## Start

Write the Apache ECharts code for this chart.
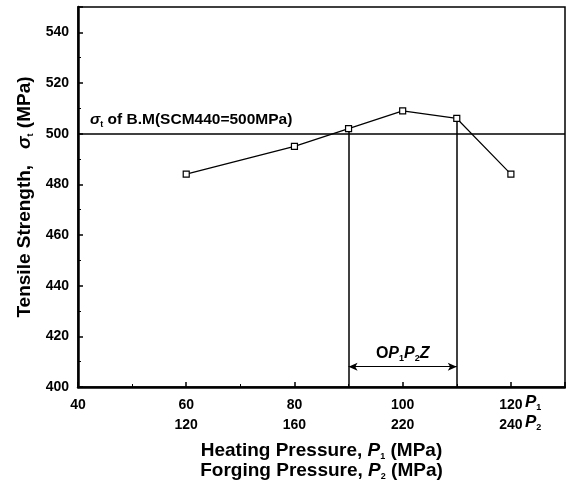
<!DOCTYPE html>
<html>
<head>
<meta charset="utf-8">
<script src="https://cdn.jsdelivr.net/npm/echarts@6/dist/echarts.min.js"></script>
<style>
  html, body { margin: 0; padding: 0; background: #fff; }
  #chart { width: 566px; height: 491px; }
</style>
</head>
<body>
<div id="chart"></div>
<script>
// heating pressure P1 (MPa) and tensile strength (MPa)
const heatingP = [60, 80, 90, 100, 110, 120]
const tensile = [484, 495, 502, 509, 506, 484]
// tick labels: heating pressure and matching forging pressure
const heatTicks = [40, 60, 80, 100, 120]
const forgeTicks = ['', 120, 160, 220, 240]
// base metal strength and the optimum window
const baseMetal = 500
const opRange = [90, 110]
const arrowLevel = 408

const font = 'Liberation Sans, Arial, sans-serif'
const chart = echarts.init(document.getElementById('chart'))

const sub = { fontSize: 9, lineHeight: 9, fontWeight: 'bold', fontFamily: font, color: '#000', verticalAlign: 'bottom' }

chart.setOption({
  backgroundColor: '#fff',
  animation: false,
  grid: {
    left: 78,
    right: 1,
    top: 7,
    bottom: 104,
    show: true,
    borderColor: '#000',
    borderWidth: 1.5
  },
  xAxis: {
    type: 'value',
    min: 40,
    max: 130,
    interval: 20,
    axisLine: { show: true, onZero: false, lineStyle: { color: '#000', width: 2.5 } },
    axisTick: { show: true, inside: true, length: 5, lineStyle: { color: '#000', width: 1.5 } },
    minorTick: { show: true, splitNumber: 2, length: 3, lineStyle: { color: '#000', width: 1 } },
    splitLine: { show: false },
    axisLabel: {
      showMaxLabel: false,
      margin: 8,
      formatter: function (v) {
        const i = heatTicks.indexOf(v)
        if (i < 0) return ''
        return forgeTicks[i] ? '{a|' + v + '}\n{a|' + forgeTicks[i] + '}' : '{a|' + v + '}'
      },
      rich: {
        a: { fontSize: 14, fontWeight: 'bold', fontFamily: font, color: '#000', lineHeight: 20 }
      }
    },
    name: '{n|Heating Pressure, }{i|P}{s|1}{n| (MPa)}\n{n|Forging Pressure, }{i|P}{s|2}{n| (MPa)}',
    nameLocation: 'middle',
    nameGap: 54,
    nameTextStyle: {
      rich: {
        n: { fontSize: 19, fontWeight: 'bold', fontFamily: font, color: '#000', lineHeight: 20 },
        i: { fontSize: 19, fontWeight: 'bold', fontFamily: font, fontStyle: 'italic', color: '#000', lineHeight: 20 },
        s: sub
      }
    }
  },
  yAxis: {
    type: 'value',
    min: 400,
    max: 550,
    interval: 20,
    axisLine: { show: true, lineStyle: { color: '#000', width: 2.5 } },
    axisTick: { show: true, inside: true, length: 5, lineStyle: { color: '#000', width: 1.5 } },
    minorTick: { show: true, splitNumber: 2, length: 3, lineStyle: { color: '#000', width: 1 } },
    splitLine: { show: false },
    axisLabel: {
      showMaxLabel: false,
      margin: 9,
      fontSize: 14,
      fontWeight: 'bold',
      fontFamily: font,
      color: '#000'
    },
    name: '{n|Tensile Strength,   }{g|σ}{s|t}{n| (MPa)}',
    nameLocation: 'middle',
    nameGap: 40,
    nameTextStyle: {
      rich: {
        n: { fontSize: 19, fontWeight: 'bold', fontFamily: font, color: '#000', lineHeight: 20 },
        g: { fontSize: 19, fontWeight: 'bold', fontFamily: font, fontStyle: 'italic', color: '#000', lineHeight: 20 },
        s: sub
      }
    }
  },
  graphic: [
    {
      type: 'text',
      left: 525,
      top: 394,
      style: {
        text: '{i|P}{s|1}\n{i|P}{s|2}',
        rich: {
          i: { fontSize: 17, fontFamily: font, fontStyle: 'italic', fontWeight: 'bold', color: '#000', lineHeight: 20 },
          s: sub
        }
      }
    }
  ],
  series: [
    {
      type: 'line',
      data: heatingP.map((p, i) => [p, tensile[i]]),
      symbol: 'rect',
      symbolSize: 6,
      lineStyle: { color: '#000', width: 1.2 },
      itemStyle: { color: '#fff', borderColor: '#000', borderWidth: 1.2 },
      z: 5,
      markLine: {
        silent: true,
        symbol: 'none',
        animation: false,
        data: [
          {
            yAxis: baseMetal,
            lineStyle: { color: '#000', width: 1.5, type: 'solid' },
            label: {
              show: true,
              position: 'insideStartTop',
              distance: [12, 5],
              formatter: '{g|σ}{s|t}{b| of B.M(SCM440=500MPa)}',
              rich: {
                g: { fontSize: 15.5, fontFamily: font, fontStyle: 'italic', fontWeight: 'bold', color: '#000', lineHeight: 18 },
                b: { fontSize: 15.5, fontFamily: font, fontWeight: 'bold', color: '#000', lineHeight: 18 },
                s: sub
              }
            }
          },
          [
            { coord: [opRange[0], tensile[heatingP.indexOf(opRange[0])]] },
            { coord: [opRange[0], 400] }
          ],
          [
            { coord: [opRange[1], tensile[heatingP.indexOf(opRange[1])]] },
            { coord: [opRange[1], 400] }
          ],
          [
            {
              coord: [opRange[0], arrowLevel],
              symbol: 'arrow',
              symbolSize: [6, 9],
              lineStyle: { width: 1.2 },
              label: {
                show: true,
                position: 'middle',
                distance: 4,
                formatter: '{n|O}{i|P}{s|1}{i|P}{s|2}{i|Z}',
                rich: {
                  n: { fontSize: 16, fontFamily: font, fontWeight: 'bold', color: '#000', lineHeight: 18 },
                  i: { fontSize: 16, fontFamily: font, fontStyle: 'italic', fontWeight: 'bold', color: '#000', lineHeight: 18 },
                  s: sub
                }
              }
            },
            { coord: [opRange[1], arrowLevel], symbol: 'arrow', symbolSize: [6, 9] }
          ]
        ],
        lineStyle: { color: '#000', width: 1.5, type: 'solid' },
        label: { show: false }
      }
    }
  ]
})
</script>
</body>
</html>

## End

Go from the first line of the listing to the line holding "color: '#000', verticalAlign: 'bottom'" and, please, transcribe those lines exactly, both included, with no pictures.

▸ REPLY TO THE EXERCISE
Write the Apache ECharts code for this chart.
<!DOCTYPE html>
<html>
<head>
<meta charset="utf-8">
<script src="https://cdn.jsdelivr.net/npm/echarts@6/dist/echarts.min.js"></script>
<style>
  html, body { margin: 0; padding: 0; background: #fff; }
  #chart { width: 566px; height: 491px; }
</style>
</head>
<body>
<div id="chart"></div>
<script>
// heating pressure P1 (MPa) and tensile strength (MPa)
const heatingP = [60, 80, 90, 100, 110, 120]
const tensile = [484, 495, 502, 509, 506, 484]
// tick labels: heating pressure and matching forging pressure
const heatTicks = [40, 60, 80, 100, 120]
const forgeTicks = ['', 120, 160, 220, 240]
// base metal strength and the optimum window
const baseMetal = 500
const opRange = [90, 110]
const arrowLevel = 408

const font = 'Liberation Sans, Arial, sans-serif'
const chart = echarts.init(document.getElementById('chart'))

const sub = { fontSize: 9, lineHeight: 9, fontWeight: 'bold', fontFamily: font, color: '#000', verticalAlign: 'bottom' }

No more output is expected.